People often say to me, “You’re so calm.”
And they’re mostly right.
But they also wrongly conclude that it’s because my life is easy.
I am mostly calm, but it’s not because I don’t have challenging circumstances, just like everyone else.
I experience family drama, unexpected expenses, fatigue, sickness, death of loved ones, etc.
In fact, I’ve experienced all of that recently.
I’m calm because I’ve learned how to allow and feel the anxiety, overwhelm, anger, sadness, and grief that are a normal part of life.
Years ago, when my life felt out of control, when I was in dysfunctional relationships, barely making ends meet, exhausting myself by worrying about and trying to fix everyone and everything, and coping by overeating and overworking, I didn’t know that understanding and feeling emotions was the answer.
I thought emotions were something that happened to me, and my job was to push the painful ones down and resist them at all costs.
I was afraid I could get lost in them, and there was no time for that.
I thought emotions were caused by what other people said or did.
I thought my emotions were caused by not having enough money or time, or love.
I thought my emotions were caused by world events like pandemics and war.
And so, to feel better, I would try to control the uncontrollable, which only lead to frustration, overwhelm, and exhaustion.
And when I realized that I couldn’t control the uncontrollable but still believed it was responsible for my feelings, I would sink into anxiety or depression.
When I believed the outer world was responsible for my inner world, it was a no-win situation.
But I had it backward.
My inner world was always creating my experience of the outer world.
I created my emotions by what I was thinking about all the above.
Now I had something to work with.
Managing emotions should be taught in school.
It’s essential because emotion is what shapes our lives.
Once I figured it out, my entire life changed.
Calm is now my superpower, and it can be your superpower too.
Calm is defined as a peaceful mental or emotional state.
A calm state helps us think more clearly and creatively.
Calm helps us see the good and enjoy life more.
Calm takes us out of survival mode (fight or flight) and helps us thrive.
Calm is not the absence of negative emotion but the ability to allow the emotion with honor, love, and grace.
It was something I had to learn, and you can learn it too.
The first step to calm is to stop resisting and start allowing emotion.
What we resist persists.
We resist feeling by overeating, over-drinking, overworking, oversleeping, and getting lost in social media or Netflix.
Sometimes fighting/bickering with or withdrawing from loved ones will help us temporarily feel more power and less pain.
The negative emotion persists because when it’s never fully processed, we react, and those reactions cause more negative emotion.
Like I said last week, sometimes life is hard, and it’s supposed to be.
Part of life will include negative emotions, and that’s okay.
We can embrace it, get good at experiencing it, letting it go, and moving forward.
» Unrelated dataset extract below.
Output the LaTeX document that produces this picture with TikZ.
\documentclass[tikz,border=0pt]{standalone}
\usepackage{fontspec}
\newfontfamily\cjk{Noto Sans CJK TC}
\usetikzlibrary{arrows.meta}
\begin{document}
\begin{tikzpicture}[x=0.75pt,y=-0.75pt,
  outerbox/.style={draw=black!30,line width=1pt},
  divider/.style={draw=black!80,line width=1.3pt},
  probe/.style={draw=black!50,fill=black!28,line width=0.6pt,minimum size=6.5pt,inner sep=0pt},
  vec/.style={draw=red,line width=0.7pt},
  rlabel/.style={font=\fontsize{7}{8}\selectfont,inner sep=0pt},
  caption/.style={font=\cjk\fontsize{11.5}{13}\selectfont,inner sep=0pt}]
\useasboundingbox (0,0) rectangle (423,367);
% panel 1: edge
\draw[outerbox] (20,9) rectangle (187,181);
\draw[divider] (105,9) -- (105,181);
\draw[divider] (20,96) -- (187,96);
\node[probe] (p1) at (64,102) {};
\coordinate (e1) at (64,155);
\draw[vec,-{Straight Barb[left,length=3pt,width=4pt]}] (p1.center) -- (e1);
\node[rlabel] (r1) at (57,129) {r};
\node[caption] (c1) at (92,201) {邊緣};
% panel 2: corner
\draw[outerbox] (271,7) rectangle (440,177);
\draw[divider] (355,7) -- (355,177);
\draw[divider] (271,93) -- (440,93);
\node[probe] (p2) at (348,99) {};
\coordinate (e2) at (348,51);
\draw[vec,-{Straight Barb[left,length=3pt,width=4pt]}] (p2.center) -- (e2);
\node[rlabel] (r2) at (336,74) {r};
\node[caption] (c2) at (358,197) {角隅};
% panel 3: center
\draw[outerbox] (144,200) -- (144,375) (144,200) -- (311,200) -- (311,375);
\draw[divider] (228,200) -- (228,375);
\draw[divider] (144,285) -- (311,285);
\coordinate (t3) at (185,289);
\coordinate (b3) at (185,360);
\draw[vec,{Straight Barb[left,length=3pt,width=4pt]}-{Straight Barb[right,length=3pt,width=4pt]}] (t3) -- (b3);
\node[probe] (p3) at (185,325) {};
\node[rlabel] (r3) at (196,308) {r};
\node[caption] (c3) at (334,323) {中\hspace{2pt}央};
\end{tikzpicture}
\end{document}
Willingness to feel releases the resistance and allows the emotion to flow through you instead of being stuck in it, reacting to it, and compounding it.
If you’re ready to start feeling better, you must learn how to feel bad on purpose.
If done correctly, feeling bad can be highly productive and lead to peace, love, joy.
If you want to learn more, click here for my guide on processing emotions.
When you learn how to remain calm in the midst of your circumstances, you make better decisions, and the sum of those decisions creates your life.